§ Recorded data
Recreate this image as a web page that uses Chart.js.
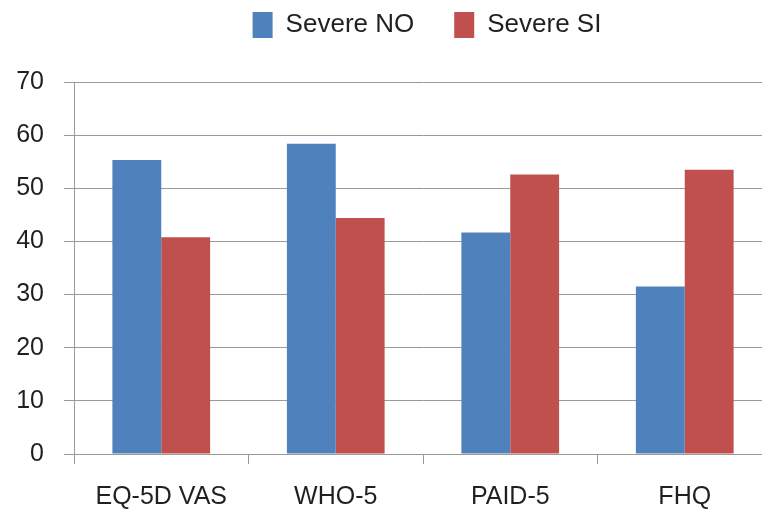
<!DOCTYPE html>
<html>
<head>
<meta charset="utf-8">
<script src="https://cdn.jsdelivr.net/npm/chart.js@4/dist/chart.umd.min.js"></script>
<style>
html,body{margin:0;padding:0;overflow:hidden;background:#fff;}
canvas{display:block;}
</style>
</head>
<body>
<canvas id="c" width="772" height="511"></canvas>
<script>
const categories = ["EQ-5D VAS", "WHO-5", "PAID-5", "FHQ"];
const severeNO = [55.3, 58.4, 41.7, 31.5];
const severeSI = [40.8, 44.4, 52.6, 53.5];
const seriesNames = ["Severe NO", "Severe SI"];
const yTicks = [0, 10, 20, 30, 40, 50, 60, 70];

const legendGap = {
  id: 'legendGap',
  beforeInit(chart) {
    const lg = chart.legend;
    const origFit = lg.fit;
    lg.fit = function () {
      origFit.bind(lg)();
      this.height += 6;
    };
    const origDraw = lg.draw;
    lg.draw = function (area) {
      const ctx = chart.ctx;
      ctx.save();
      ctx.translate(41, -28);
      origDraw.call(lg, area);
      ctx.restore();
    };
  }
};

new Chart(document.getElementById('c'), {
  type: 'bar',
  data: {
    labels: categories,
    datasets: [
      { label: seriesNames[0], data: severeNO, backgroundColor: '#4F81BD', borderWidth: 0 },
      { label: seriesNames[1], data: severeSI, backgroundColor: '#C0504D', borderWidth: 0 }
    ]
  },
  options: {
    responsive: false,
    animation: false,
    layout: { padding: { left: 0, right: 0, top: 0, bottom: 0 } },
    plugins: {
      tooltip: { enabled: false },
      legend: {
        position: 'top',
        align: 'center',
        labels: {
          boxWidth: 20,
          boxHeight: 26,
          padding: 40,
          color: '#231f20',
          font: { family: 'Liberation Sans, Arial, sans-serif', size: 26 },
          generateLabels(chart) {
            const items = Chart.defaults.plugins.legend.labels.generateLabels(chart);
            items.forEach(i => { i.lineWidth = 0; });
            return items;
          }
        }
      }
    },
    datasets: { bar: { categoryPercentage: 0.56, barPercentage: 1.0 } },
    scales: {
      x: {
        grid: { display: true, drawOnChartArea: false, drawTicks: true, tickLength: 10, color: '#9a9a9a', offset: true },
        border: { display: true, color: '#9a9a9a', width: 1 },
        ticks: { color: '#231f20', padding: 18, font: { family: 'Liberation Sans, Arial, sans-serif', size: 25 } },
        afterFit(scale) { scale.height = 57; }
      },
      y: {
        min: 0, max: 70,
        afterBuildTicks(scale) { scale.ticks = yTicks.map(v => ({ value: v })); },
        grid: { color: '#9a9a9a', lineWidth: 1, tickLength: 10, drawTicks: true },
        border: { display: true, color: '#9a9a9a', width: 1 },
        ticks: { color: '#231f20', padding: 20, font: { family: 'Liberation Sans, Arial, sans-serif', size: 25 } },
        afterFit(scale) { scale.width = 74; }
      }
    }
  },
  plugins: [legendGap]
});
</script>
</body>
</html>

§ Given exercise
Pictures are to be left out; repeat all the remaining data exactly.

§ The result
Recreate this image as a web page that uses Chart.js.
<!DOCTYPE html>
<html>
<head>
<meta charset="utf-8">
<script src="https://cdn.jsdelivr.net/npm/chart.js@4/dist/chart.umd.min.js"></script>
<style>
html,body{margin:0;padding:0;overflow:hidden;background:#fff;}
canvas{display:block;}
</style>
</head>
<body>
<canvas id="c" width="772" height="511"></canvas>
<script>
const categories = ["EQ-5D VAS", "WHO-5", "PAID-5", "FHQ"];
const severeNO = [55.3, 58.4, 41.7, 31.5];
const severeSI = [40.8, 44.4, 52.6, 53.5];
const seriesNames = ["Severe NO", "Severe SI"];
const yTicks = [0, 10, 20, 30, 40, 50, 60, 70];

const legendGap = {
  id: 'legendGap',
  beforeInit(chart) {
    const lg = chart.legend;
    const origFit = lg.fit;
    lg.fit = function () {
      origFit.bind(lg)();
      this.height += 6;
    };
    const origDraw = lg.draw;
    lg.draw = function (area) {
      const ctx = chart.ctx;
      ctx.save();
      ctx.translate(41, -28);
      origDraw.call(lg, area);
      ctx.restore();
    };
  }
};

new Chart(document.getElementById('c'), {
  type: 'bar',
  data: {
    labels: categories,
    datasets: [
      { label: seriesNames[0], data: severeNO, backgroundColor: '#4F81BD', borderWidth: 0 },
      { label: seriesNames[1], data: severeSI, backgroundColor: '#C0504D', borderWidth: 0 }
    ]
  },
  options: {
    responsive: false,
    animation: false,
    layout: { padding: { left: 0, right: 0, top: 0, bottom: 0 } },
    plugins: {
      tooltip: { enabled: false },
      legend: {
        position: 'top',
        align: 'center',
        labels: {
          boxWidth: 20,
          boxHeight: 26,
          padding: 40,
          color: '#231f20',
          font: { family: 'Liberation Sans, Arial, sans-serif', size: 26 },
          generateLabels(chart) {
            const items = Chart.defaults.plugins.legend.labels.generateLabels(chart);
            items.forEach(i => { i.lineWidth = 0; });
            return items;
          }
        }
      }
    },
    datasets: { bar: { categoryPercentage: 0.56, barPercentage: 1.0 } },
    scales: {
      x: {
        grid: { display: true, drawOnChartArea: false, drawTicks: true, tickLength: 10, color: '#9a9a9a', offset: true },
        border: { display: true, color: '#9a9a9a', width: 1 },
        ticks: { color: '#231f20', padding: 18, font: { family: 'Liberation Sans, Arial, sans-serif', size: 25 } },
        afterFit(scale) { scale.height = 57; }
      },
      y: {
        min: 0, max: 70,
        afterBuildTicks(scale) { scale.ticks = yTicks.map(v => ({ value: v })); },
        grid: { color: '#9a9a9a', lineWidth: 1, tickLength: 10, drawTicks: true },
        border: { display: true, color: '#9a9a9a', width: 1 },
        ticks: { color: '#231f20', padding: 20, font: { family: 'Liberation Sans, Arial, sans-serif', size: 25 } },
        afterFit(scale) { scale.width = 74; }
      }
    }
  },
  plugins: [legendGap]
});
</script>
</body>
</html>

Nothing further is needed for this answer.